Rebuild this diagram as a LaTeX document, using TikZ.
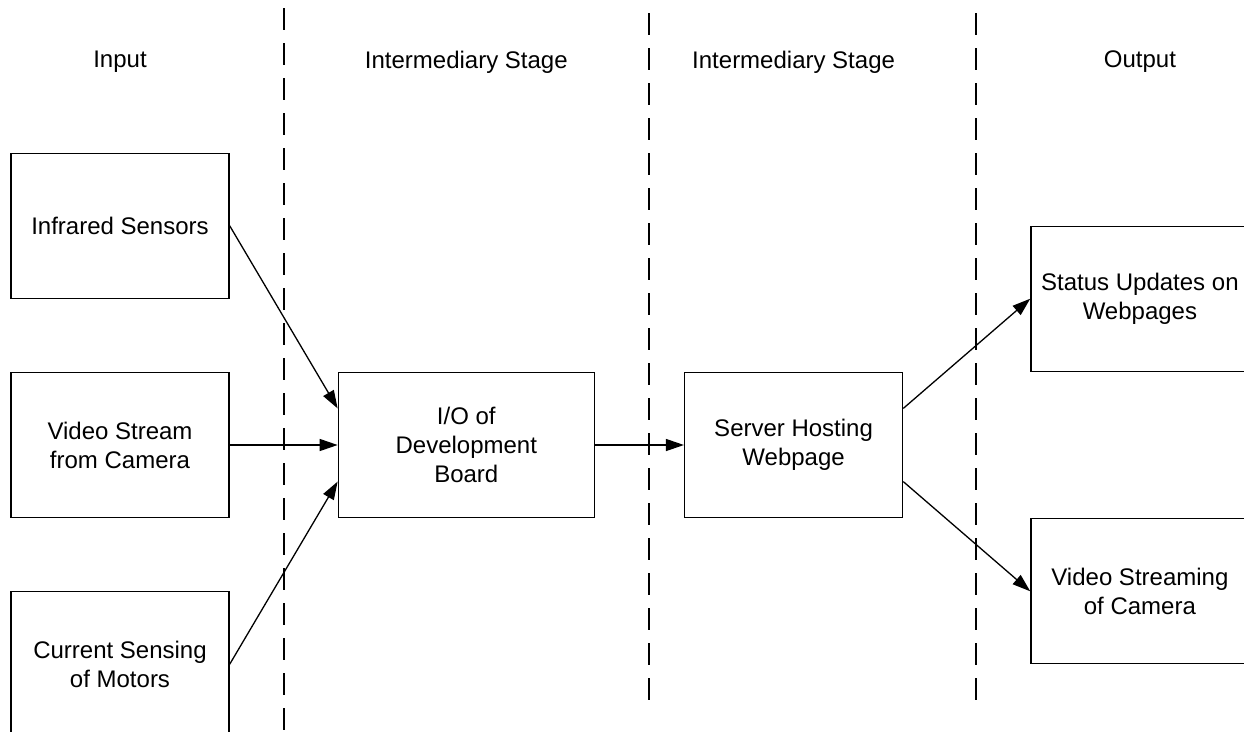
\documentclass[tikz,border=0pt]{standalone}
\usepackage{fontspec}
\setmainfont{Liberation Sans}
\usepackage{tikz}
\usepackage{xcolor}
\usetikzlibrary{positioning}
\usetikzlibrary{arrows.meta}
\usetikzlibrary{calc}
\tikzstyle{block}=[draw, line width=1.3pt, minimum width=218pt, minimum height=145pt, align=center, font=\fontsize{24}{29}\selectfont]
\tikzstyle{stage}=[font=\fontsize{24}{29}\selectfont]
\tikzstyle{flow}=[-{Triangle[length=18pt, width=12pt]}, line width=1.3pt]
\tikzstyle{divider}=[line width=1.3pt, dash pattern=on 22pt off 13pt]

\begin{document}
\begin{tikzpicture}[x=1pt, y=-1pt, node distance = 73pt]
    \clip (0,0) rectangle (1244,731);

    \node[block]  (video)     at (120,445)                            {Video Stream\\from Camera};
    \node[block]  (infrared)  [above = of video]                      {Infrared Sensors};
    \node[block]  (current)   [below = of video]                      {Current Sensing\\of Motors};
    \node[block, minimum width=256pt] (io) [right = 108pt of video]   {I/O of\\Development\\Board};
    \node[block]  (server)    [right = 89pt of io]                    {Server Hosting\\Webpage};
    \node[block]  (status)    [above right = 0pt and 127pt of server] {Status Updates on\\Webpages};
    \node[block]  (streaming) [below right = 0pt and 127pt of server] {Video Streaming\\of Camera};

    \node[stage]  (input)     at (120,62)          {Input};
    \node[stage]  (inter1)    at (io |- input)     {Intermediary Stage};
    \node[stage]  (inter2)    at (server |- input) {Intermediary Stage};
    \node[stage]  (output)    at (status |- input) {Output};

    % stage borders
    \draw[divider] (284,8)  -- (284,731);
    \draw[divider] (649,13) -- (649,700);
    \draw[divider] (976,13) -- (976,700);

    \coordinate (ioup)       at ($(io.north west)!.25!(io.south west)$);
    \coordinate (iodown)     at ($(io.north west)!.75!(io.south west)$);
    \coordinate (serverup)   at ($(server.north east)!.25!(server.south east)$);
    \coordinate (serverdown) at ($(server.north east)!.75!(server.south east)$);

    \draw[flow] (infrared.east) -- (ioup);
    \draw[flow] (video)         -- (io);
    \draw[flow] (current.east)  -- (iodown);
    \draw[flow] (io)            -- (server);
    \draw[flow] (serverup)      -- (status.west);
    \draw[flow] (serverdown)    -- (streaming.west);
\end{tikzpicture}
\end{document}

**Your instructions**
Set down all the data again exactly as above, pictures excluded.

**Full response**
Rebuild this diagram as a LaTeX document, using TikZ.
\documentclass[tikz,border=0pt]{standalone}
\usepackage{fontspec}
\setmainfont{Liberation Sans}
\usepackage{tikz}
\usepackage{xcolor}
\usetikzlibrary{positioning}
\usetikzlibrary{arrows.meta}
\usetikzlibrary{calc}
\tikzstyle{block}=[draw, line width=1.3pt, minimum width=218pt, minimum height=145pt, align=center, font=\fontsize{24}{29}\selectfont]
\tikzstyle{stage}=[font=\fontsize{24}{29}\selectfont]
\tikzstyle{flow}=[-{Triangle[length=18pt, width=12pt]}, line width=1.3pt]
\tikzstyle{divider}=[line width=1.3pt, dash pattern=on 22pt off 13pt]

\begin{document}
\begin{tikzpicture}[x=1pt, y=-1pt, node distance = 73pt]
    \clip (0,0) rectangle (1244,731);

    \node[block]  (video)     at (120,445)                            {Video Stream\\from Camera};
    \node[block]  (infrared)  [above = of video]                      {Infrared Sensors};
    \node[block]  (current)   [below = of video]                      {Current Sensing\\of Motors};
    \node[block, minimum width=256pt] (io) [right = 108pt of video]   {I/O of\\Development\\Board};
    \node[block]  (server)    [right = 89pt of io]                    {Server Hosting\\Webpage};
    \node[block]  (status)    [above right = 0pt and 127pt of server] {Status Updates on\\Webpages};
    \node[block]  (streaming) [below right = 0pt and 127pt of server] {Video Streaming\\of Camera};

    \node[stage]  (input)     at (120,62)          {Input};
    \node[stage]  (inter1)    at (io |- input)     {Intermediary Stage};
    \node[stage]  (inter2)    at (server |- input) {Intermediary Stage};
    \node[stage]  (output)    at (status |- input) {Output};

    % stage borders
    \draw[divider] (284,8)  -- (284,731);
    \draw[divider] (649,13) -- (649,700);
    \draw[divider] (976,13) -- (976,700);

    \coordinate (ioup)       at ($(io.north west)!.25!(io.south west)$);
    \coordinate (iodown)     at ($(io.north west)!.75!(io.south west)$);
    \coordinate (serverup)   at ($(server.north east)!.25!(server.south east)$);
    \coordinate (serverdown) at ($(server.north east)!.75!(server.south east)$);

    \draw[flow] (infrared.east) -- (ioup);
    \draw[flow] (video)         -- (io);
    \draw[flow] (current.east)  -- (iodown);
    \draw[flow] (io)            -- (server);
    \draw[flow] (serverup)      -- (status.west);
    \draw[flow] (serverdown)    -- (streaming.west);
\end{tikzpicture}
\end{document}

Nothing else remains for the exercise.